Where science and tech meet creativity.

While poking through arXiv, I came across a fascinating piece of community introspection. Titled “Disentangling Visibility and Self-Promotion Bias in the arXiv:astro-ph Positional Citation Effect”, this paper by J. Deitrich (accepted into the Proceedings of the Astronomical Society of the Pacific) asks why papers that appear at the top of daily arXiv listings tend to get referenced more often then those that fall down to the bottom of the list. (And, if my own blog is representative, the top papers get blogged more often too)

First some background: arXiv is where many astronomers post their science papers prior to publication or at the time of publication so that those without subscription access can still read and comment on their results. Papers for a given day can be submitted up until 4pm. Papers submitted after 4pm (eastern time, BTW), land in the next day’s pile of papers. This means that if I submit a paper at 4:00:01, I may be able to land the very top spot on the list for the next day.

As a reader of the astronomy listings (fondly referred to as astro-ph by all the cool kids), I have to admit I typically only make it through the first 20 or so entries before my brain goes numb and my eyes start trying to roll into the back of my skull. As much as I love astronomy, there is just too much content and too little attention span to go around.

So, this brings us to theory 1 on why papers at the top of astro-ph get more references – They just get read more. In the face of all the data (often well over 50 papers, and when a conference proceedings hits, way more then that) no one can read everything and you are more likely to reference things you’ve read (just stating the obvious there). While most of us will do our best to do comprehensive literature searches prior to writing a paper, it is often exceedingly hard to find everything because the words we use in our abstracts vary so much. So… All of us pick up random “Ooo neat!” papers while flipping through Astro-Ph, and we cite them. But probably not if they are the last paper of the day.

But this may not be the only factor. For instance, I had this terrible pit of the stomach feeling last time I graded tests for a 50+ person class. The longer I sat grading, the better the scores got. I was wondering if I was biased or if I was tired and not grading as harsh, etc. So I stopped myself and started from the very bottom, and low and behold I found a magical perfect paper. What I had discovered was the students who turned papers in first (and were graded last) were the A students on average, and the students who turned papers in last had often given up all hope and began madly splashing physics equation as they tried not to drown.

While astro-ph doesn’t have the same “A students submit first” it has something similiar – those authors who really really want to get their paper read by a lot of people sit at their keyboard and wait for the astro-ph clock to flip to 4pm. Then they hit SUBMIT and get their paper in so it will be at the top of stack the next day. This type of self-promotion is unlikely to occur when an author is just submitting a run of the mill something – the nth paper in a series, or a conference proceeding that they felt obligated to submit. Thus, the best papers will tend to be at the top (assuming self-promotion) more often then, well, yet another obligatory conference proceeding paper.
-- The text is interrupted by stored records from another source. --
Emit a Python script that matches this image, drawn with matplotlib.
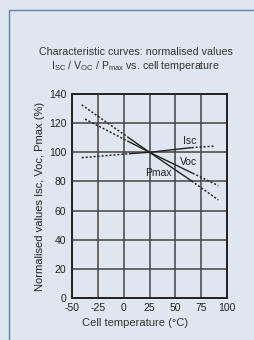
import matplotlib
matplotlib.use("Agg")
import matplotlib.pyplot as plt
from matplotlib.patches import Rectangle
from matplotlib import font_manager

names = {f.name for f in font_manager.fontManager.ttflist}
narrow = "Liberation Sans Narrow" if "Liberation Sans Narrow" in names else "Liberation Sans"

plt.rcParams["font.family"] = ["Liberation Sans", "DejaVu Sans"]
plt.rcParams["axes.unicode_minus"] = False
plt.rcParams["mathtext.fontset"] = "custom"
plt.rcParams["mathtext.rm"] = narrow
plt.rcParams["mathtext.it"] = narrow

# data: (left dotted start, solid start, 25, solid end, right dotted end)
isc_temp = [-40.6, 5, 25, 65.8, 88.4]
isc_val = [96.3, 99.0, 100, 103.2, 104.3]
voc_temp = [-37.4, 5, 25, 66.8, 91.6]
voc_val = [122.8, 107.3, 100, 85.6, 77.1]
pmax_temp = [-40.6, 5, 25, 65.8, 91.6]
pmax_val = [132.5, 109.9, 100, 80.3, 67.3]

x_ticks = [-50, -25, 0, 25, 50, 75, 100]
y_ticks = [0, 20, 40, 60, 80, 100, 120, 140]

bg = "#dfe6ef"
ink = "#222222"
fig = plt.figure(figsize=(2.54, 3.40), dpi=100)
fig.patch.set_facecolor(bg)
fig.patches.append(Rectangle((9 / 254, -0.1), 1.2, 1 - 9.5 / 340 + 0.1,
                             transform=fig.transFigure, fill=False,
                             edgecolor="#5f82b0", lw=1.0))

ax = fig.add_axes([72 / 254, 1 - 298 / 340, 155 / 254, 204 / 340])
ax.set_facecolor(bg)
ax.set_xlim(-50, 100)
ax.set_ylim(0, 140)
ax.set_xticks(x_ticks)
ax.set_yticks(y_ticks)
ax.grid(True, color="#444444", lw=1.1)
ax.tick_params(axis="x", length=0, labelsize=7.5, pad=3.5, colors=ink)
ax.tick_params(axis="y", length=0, labelsize=7.5, pad=4, colors=ink)
for s in ax.spines.values():
    s.set_linewidth(1.4)
    s.set_color(ink)

dot = (0, (1.3, 1.3))
for t, v in [(isc_temp, isc_val), (voc_temp, voc_val), (pmax_temp, pmax_val)]:
    ax.plot(t[:2], v[:2], color=ink, lw=1.1, linestyle=dot)
    ax.plot(t[1:4], v[1:4], color=ink, lw=1.0, solid_capstyle="butt")
    ax.plot(t[3:], v[3:], color=ink, lw=1.1, linestyle=dot)

ax.text(64.2, 108, "Isc", fontsize=7.5, ha="center", va="center", color=ink)
ax.text(62.6, 93.5, "Voc", fontsize=7.5, ha="center", va="center", color=ink)
ax.text(33.5, 85.6, "Pmax", fontsize=7.5, ha="center", va="center", color=ink)

ax.set_ylabel("Normalised values Isc, Voc, Pmax (%)", fontsize=8, color=ink, labelpad=3)

fig.text(136 / 254, 1 - 52 / 340, "Characteristic curves: normalised values",
         family=narrow, fontsize=7.7, ha="center", va="center", color="#333333")
fig.text(135 / 254, 1 - 66 / 340,
         r"I$_{\mathrm{SC}}$ / V$_{\mathrm{OC}}$ / P$_{\mathrm{max}}$ vs. cell temperature",
         family=narrow, fontsize=7.7, ha="center", va="center", color="#333333")
fig.text(135 / 254, 1 - 323 / 340, "Cell temperature (°C)",
         family=narrow, fontsize=8, ha="center", va="center", color="#333333")

fig.savefig("out.png", dpi=100, facecolor=bg)
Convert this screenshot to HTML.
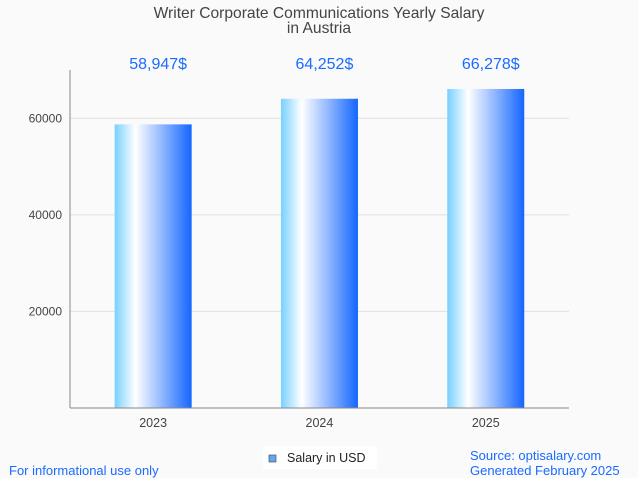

So, two factors play in – self-promotion putting the best at the top and the tendency of folks like me to only read what’s at the top. Which is more important? With their vast data sample, after correcting for the  papers with few or no citations and the papers with insane number of citations, they statistically separated their sample into papers where the author presumably tried really hard (submitted between 4pm and 4:05pm) to get their papers at the top of the list, and papers where they probably just pressed submit when they were good and ready to press submit (submitted after 5:30pm). They found that in general the eager submitters had a statistically higher citation rate then the submissions that randomly landed at the top of astro-ph. Go type-A personalities!

What I love about this result is that it implies there are days when there are no eager submitters getting their papers in at 4:00:01 on the dot. There is another paper in there somewhere. I’d love to know how the submissions ebb and flow with time of year (corresponding to key phases in the academic cycle, like grant due dates and finals weeks), and what days are least often submitted on. There could be a whole seminar on “marketing your research 101.” Like trying to find just the right opening date for a movie, paper authors want their papers to come out when the most people will be reading and when they are least likely to compete with some huge, likely to get a nobel prize, announcement. It is certainly an art form.

I strongly recommend reading the conclusions of this 3-page piece. It is an easy read and it is always fascinating when researchers turn their analytic skills on themselves. (And it was the second paper submitted today).